Ensuite, on retrouve la nouvelle ligne de revenus. Dès la première année, on se fixe avec nos clients un objectif de 3 à 5% de revenus e-commerces générés par des ventes de seconde main sur un marché donné. Pour certaines de nos marques, la seconde main représente désormais 10% de leur chiffre d’affaires en ligne.
À terme, est-ce que les ventes de seconde main dépasseront celles du neuf ?
Je pense que la seconde main ne remplacera jamais totalement le neuf. Le but, c’est d’allonger la durée de vie des produits afin d'inciter les marques à produire des vêtements de meilleure qualité. Avec la seconde main, on cherche surtout à capter des consommateurs qui achetaient de l’ultra fast-fashion et de la fast-fashion pour les amener à monter en gamme vers des marques de meilleure qualité, à travers un prix de vente attractif. Notre objectif, c’est que les volumes réalisés en seconde main remplacent, à terme, les volumes réalisés en solde.
Aujourd’hui, quelle est la situation économique de Faume ?
Faume embauche aujourd’hui 35 personnes (contre quatre à ses débuts). Nous avons enregistré un taux de croissance de 60% par rapport à 2023. Nous comptons actuellement plus de 40 marques. Nous ambitionnons d’atteindre le palier des 150 d’ici les cinq prochaines années, et que chacune d’entre elle réalise en moyenne plus d’un million d’euros de chiffre d’affaires sur la seconde main.
Quelles sont vos ambitions ?
Aujourd'hui, suite à nos levées de fonds, nous avons réussi à réaliser une première version de tous les outils dont on avait besoin. Nous allons désormais continuer à développer l'entreprise, acquérir un maximum de marques, mais avec un développement beaucoup plus rentable pour installer l'entreprise de manière durable et saine.
Aujourd’hui, peu de personnes ont le réflexe d’acheter de la seconde main directement chez la marque.
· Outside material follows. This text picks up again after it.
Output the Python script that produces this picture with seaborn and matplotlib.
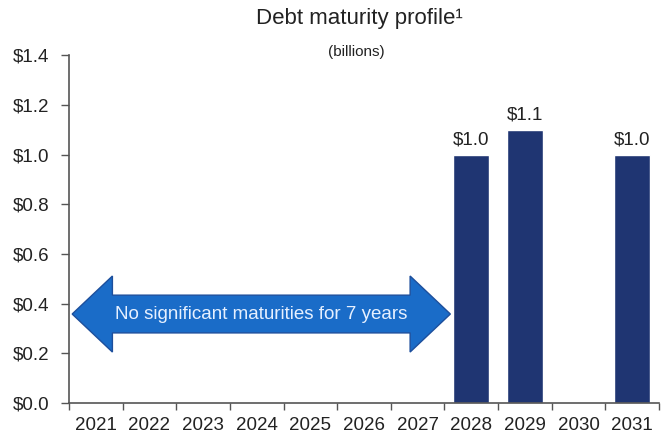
import matplotlib
matplotlib.use("Agg")
import matplotlib.pyplot as plt
from matplotlib.patches import Polygon
from matplotlib.ticker import FixedLocator
import seaborn as sns
import pandas as pd
import numpy as np

# Debt maturities by year, in billions of dollars
years = ["2021", "2022", "2023", "2024", "2025", "2026", "2027",
         "2028", "2029", "2030", "2031"]
maturities = [0.0, 0.0, 0.0, 0.0, 0.0, 0.0, 0.0, 1.0, 1.1, 0.0, 1.0]
y_ticks = [0.0, 0.2, 0.4, 0.6, 0.8, 1.0, 1.2, 1.4]

title = "Debt maturity profile\u00b9"
subtitle = "(billions)"
callout = "No significant maturities for 7 years"

BAR_COLOR = "#1f3572"
ARROW_FACE = "#1a6cc8"
ARROW_EDGE = "#1d4f9c"
TEXT_COLOR = "#222222"
AXIS_COLOR = "#555555"

sns.set_theme(style="white")
plt.rcParams["font.family"] = ["Liberation Sans", "DejaVu Sans"]

df = pd.DataFrame({"year": years, "amount": maturities})

fig = plt.figure(figsize=(6.63, 4.38), dpi=100)
ax = fig.add_axes([0.104, 0.080, 0.890, 0.794])

sns.barplot(data=df, x="year", y="amount", color=BAR_COLOR, width=0.67,
            saturation=1, ax=ax, zorder=2)

ax.set_xlim(-0.5, len(years) - 0.5)
ax.set_ylim(0, 1.4)
ax.set_xlabel("")
ax.set_ylabel("")

# y axis: dollar ticks
ax.set_yticks(y_ticks)
ax.set_yticklabels([f"${v:.1f}" for v in y_ticks], fontsize=13.5, color=TEXT_COLOR)

# x axis: labels centred on categories, tick marks on the boundaries
ax.set_xticks(range(len(years)))
ax.set_xticklabels(years, fontsize=13.5, color=TEXT_COLOR)
ax.xaxis.set_minor_locator(FixedLocator(np.arange(-0.5, len(years), 1.0)))
ax.tick_params(axis="x", which="major", length=0, pad=10)
ax.tick_params(axis="x", which="minor", length=5, width=1, color=AXIS_COLOR,
               direction="out", bottom=True)
ax.tick_params(axis="y", length=6, width=1, color=AXIS_COLOR, direction="out",
               left=True, pad=8)

for side in ("top", "right"):
    ax.spines[side].set_visible(False)
for side in ("left", "bottom"):
    ax.spines[side].set_color(AXIS_COLOR)
    ax.spines[side].set_linewidth(1.2)

# value labels above the non-zero bars
for i, v in enumerate(maturities):
    if v > 0:
        ax.text(i, v + 0.04, f"${v:.1f}", ha="center", va="baseline",
                fontsize=13.5, color=TEXT_COLOR)

# double-headed callout arrow across the years without maturities
arrow_left, arrow_right = -0.44, 6.61
arrow_mid = 0.358
shaft_half, head_half, head_len = 0.076, 0.153, 0.75
pts = [
    (arrow_left, arrow_mid),
    (arrow_left + head_len, arrow_mid + head_half),
    (arrow_left + head_len, arrow_mid + shaft_half),
    (arrow_right - head_len, arrow_mid + shaft_half),
    (arrow_right - head_len, arrow_mid + head_half),
    (arrow_right, arrow_mid),
    (arrow_right - head_len, arrow_mid - head_half),
    (arrow_right - head_len, arrow_mid - shaft_half),
    (arrow_left + head_len, arrow_mid - shaft_half),
    (arrow_left + head_len, arrow_mid - head_half),
]
ax.add_patch(Polygon(pts, closed=True, facecolor=ARROW_FACE,
                     edgecolor=ARROW_EDGE, linewidth=1.0, zorder=3))
ax.text((arrow_left + arrow_right) / 2, arrow_mid, callout, ha="center",
        va="center", fontsize=13.5, color="#e6f0ff", zorder=4)

fig.text(0.542, 0.957, title, ha="center", va="center", fontsize=16,
         color=TEXT_COLOR)
fig.text(0.537, 0.882, subtitle, ha="center", va="center", fontsize=11,
         color=TEXT_COLOR)

fig.savefig("out.png", dpi=100)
Donc l’enjeu, effectivement, c’est de parvenir à mettre en avant de manière très impactante toutes ces offres de seconde main pour développer chez les gens le réflexe d'aller regarder du côté des marques.
Et qu’en est-il de l’international ?
Dès 2020, on a su que la dimension internationale était fondamentale. On a d’ailleurs créé Faume dans cette optique, si bien qu’aujourd’hui nous réalisons 40% de nos revenus en dehors de la France.
Aujourd’hui, on souhaite se concentrer sur l’Europe. Nous avons déployé 80 % de nos clients français à travers l’Europe, en fonction de leurs marchés prioritaires, dont l'Allemagne, les Pays-Bas, la Belgique et l’Italie où nous sommes bien implantés. On est désormais capable d’opérer au Royaume-Uni, marché sur lequel nous allons bientôt davantage nous déployer avec le lancement d’une marque anglaise iconique.
Chez Faume, nous souhaitons étendre notre produit et devenir le leader européen à court terme. Puis après, une fois que nous serons bien implantés, nous voulons accompagner nos clients sur le marché américain, sur le marché asiatique. Les marques d'aujourd'hui ont une présence très internationale et très globale. Et donc, notre mission, c'est vraiment de les accompagner sur tous leurs marchés.
On est déjà en contact avec pas mal de partenaires aux Etats-Unis. On regarde aussi l'Asie où on a identifié pas mal de propositions de valeurs différentes dont l’on discute avec certains de nos clients. Après, il ne faut pas brûler les étapes.